I have been ripped off by patent attorneys and people I have shown my inventions to all my life and never made a dime. This morning after having my patent attorney tell me that one of my patent applications, which I might add was not suposed to be filed as another patent but was an addition to the original patent came back as rejected. When I talked to my attorney he told me if I thought the second application was the one I was going to use I should abandon both. One year earlier he had told me I could go ahead with Pat Pend on the product! I had spent thousands and thousands on the original.
It finally came to me! Maybe there are people that just search abandoned patents? So this morning I tried to find abandonded patents on google and came across this article.
I was wondering because of the date on the article if there has been any recent changes to it.
I am now 68 years old and have lost both my retirement and my saving to the stock market.
Would patent attorneys be excluded from filing additional patents once they see an abandonded patent in their name or a friends name?
I would be very interested to have this information because it give me a very good idea to bounce back after going broke.
Thank you,
Rod Reynolds

#2 Rod Reynolds on 07.14.09 at 10:51 am

See my above statement then I would like to ask if abondended patents are published. If so is there a way to look them up.
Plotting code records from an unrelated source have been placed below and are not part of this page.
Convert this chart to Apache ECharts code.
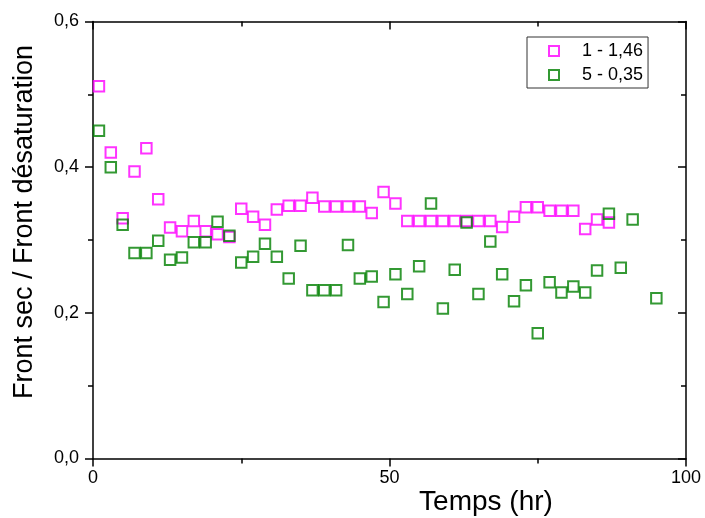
<!DOCTYPE html>
<html>
<head>
<meta charset="utf-8">
<script src="https://cdn.jsdelivr.net/npm/echarts@6/dist/echarts.min.js"></script>
<style>html,body{margin:0;padding:0;background:#fff}#c{width:705px;height:518px}</style>
</head>
<body>
<div id="c"></div>
<script>
const timeA = [1,3,5,7,9,11,13,15,17,19,21,23,25,27,29,31,33,35,37,39,41,43,45,47,49,51,53,55,57,59,61,63,65,67,69,71,73,75,77,79,81,83,85,87];
const valuesA = [0.511,0.420,0.330,0.394,0.426,0.356,0.317,0.312,0.326,0.312,0.308,0.304,0.343,0.332,0.321,0.342,0.347,0.347,0.358,0.346,0.346,0.346,0.346,0.337,0.366,0.350,0.326,0.326,0.326,0.326,0.326,0.326,0.326,0.326,0.318,0.332,0.345,0.345,0.340,0.340,0.340,0.315,0.328,0.324];
const timeB = [1,3,5,7,9,11,13,15,17,19,21,23,25,27,29,31,33,35,37,39,41,43,45,47,49,51,53,55,57,59,61,63,65,67,69,71,73,75,77,79,81,83,85,87,89,91,95];
const valuesB = [0.450,0.400,0.321,0.282,0.282,0.299,0.273,0.276,0.297,0.297,0.325,0.306,0.269,0.277,0.295,0.277,0.247,0.292,0.231,0.231,0.231,0.293,0.247,0.250,0.215,0.253,0.226,0.264,0.350,0.206,0.259,0.324,0.226,0.298,0.253,0.216,0.238,0.172,0.242,0.228,0.236,0.228,0.258,0.336,0.262,0.328,0.220];
const seriesNames = ['1 - 1,46', '5 - 0,35'];
const seriesColors = ['#ff00ff', '#008000'];
const xTicks = [0, 50, 100];
const yTicks = [0.0, 0.2, 0.4, 0.6];
const xTitle = 'Temps (hr)';
const yTitle = 'Front sec / Front désaturation';

const font = 'Arial, "Liberation Sans", sans-serif';
const chart = echarts.init(document.getElementById('c'), null, {renderer: 'canvas'});
const axisLine = {show: true, onZero: false, lineStyle: {color: '#000', width: 1.5}};
function pairs(xs, ys){ return xs.map((x,i)=>[x, ys[i]]); }
const option = {
  backgroundColor: '#fff',
  animation: false,
  grid: {left: 93, right: 19, top: 21.5, bottom: 59.5, containLabel: false},
  xAxis: [
    {type: 'value', position: 'bottom', min: 0, max: 100, interval: 50,
     axisLine: axisLine,
     axisTick: {show: true, length: 8, lineStyle: {color: '#000', width: 1.5}},
     minorTick: {show: true, splitNumber: 2, length: 5, lineStyle: {color: '#000', width: 1.5}},
     splitLine: {show: false},
     axisLabel: {show: true, margin: 11, fontSize: 18, color: '#000', fontFamily: font,
       formatter: v => xTicks.includes(v) ? String(v) : ''}},
    {type: 'value', position: 'top', min: 0, max: 100, interval: 50,
     axisLine: axisLine,
     axisTick: {show: true, inside: true, length: 8, lineStyle: {color: '#000', width: 1.5}},
     minorTick: {show: true, splitNumber: 2, length: 5, lineStyle: {color: '#000', width: 1.5}},
     splitLine: {show: false}, axisLabel: {show: false}}
  ],
  yAxis: [
    {type: 'value', position: 'left', min: 0, max: 0.6, interval: 0.2,
     axisLine: axisLine,
     axisTick: {show: true, length: 8, lineStyle: {color: '#000', width: 1.5}},
     minorTick: {show: true, splitNumber: 2, length: 5, lineStyle: {color: '#000', width: 1.5}},
     splitLine: {show: false},
     axisLabel: {show: true, margin: 14, fontSize: 18, color: '#000', fontFamily: font,
       formatter: v => v.toFixed(1).replace('.', ',')}},
    {type: 'value', position: 'right', min: 0, max: 0.6, interval: 0.2,
     axisLine: axisLine,
     axisTick: {show: true, inside: true, length: 8, lineStyle: {color: '#000', width: 1.5}},
     minorTick: {show: true, splitNumber: 2, length: 5, lineStyle: {color: '#000', width: 1.5}},
     splitLine: {show: false}, axisLabel: {show: false}}
  ],
  legend: {
    orient: 'vertical', left: 527, top: 37,
    padding: [5, 5, 4, 21],
    itemGap: 6, itemWidth: 10, itemHeight: 10,
    borderColor: '#333', borderWidth: 1, borderRadius: 0,
    textStyle: {fontSize: 18, color: '#000', fontFamily: font, padding: [0, 0, 0, 18]},
    data: seriesNames.map(n => ({name: n, icon: 'rect'}))
  },
  graphic: [
    {type: 'text', x: 25, y: 222, rotation: Math.PI/2, style: {text: yTitle, fontSize: 27, fontFamily: font, fill: '#000', align: 'center', verticalAlign: 'middle'}},
    {type: 'text', x: 486, y: 502, style: {text: xTitle, fontSize: 28, fontFamily: font, fill: '#000', align: 'center', verticalAlign: 'middle'}}
  ],
  series: [
    {name: seriesNames[0], type: 'scatter', symbol: 'rect', symbolSize: 10.5,
     data: pairs(timeA, valuesA),
     itemStyle: {color: 'rgba(0,0,0,0)', borderColor: seriesColors[0], borderWidth: 2}},
    {name: seriesNames[1], type: 'scatter', symbol: 'rect', symbolSize: 10.5,
     data: pairs(timeB, valuesB),
     itemStyle: {color: 'rgba(0,0,0,0)', borderColor: seriesColors[1], borderWidth: 2}}
  ]
};
chart.setOption(option);
</script>
</body>
</html>
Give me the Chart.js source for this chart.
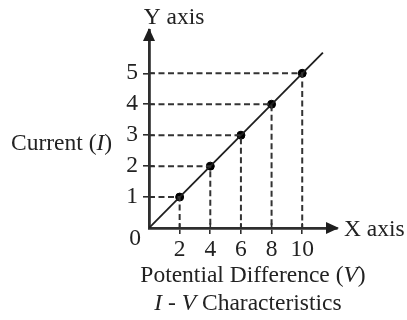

I would also like to ask how one files for a patent themselves and where the information can be aquired.

Thank you,
Rod Reynolds

#3 charles on 07.15.09 at 8:54 am

First, the magic book on Patents is “Patent It Yourself” by Nolo Press. There is no substitute. You should be able to read and understand your own patents.

Second, every patent application gets a rejection. A Rejection is part of a conversation between you and the patent office to determine exactly what is novel and should be covered by a patent. Handling rejections is cheap compared to filing patents.

Third, pursuing patents generally protects your business. It is not the entire business. Go sell.

Finally, there is no way of seeing abandoned patents. The knowledge is kept confidential and thus disappears. I was hoping that the patent office should publish the abandoned patents twenty years after they are filed so the knowledge is never lost.

The “patent pending” claim is correct. There are cheap ways to get the moniker if you wish it.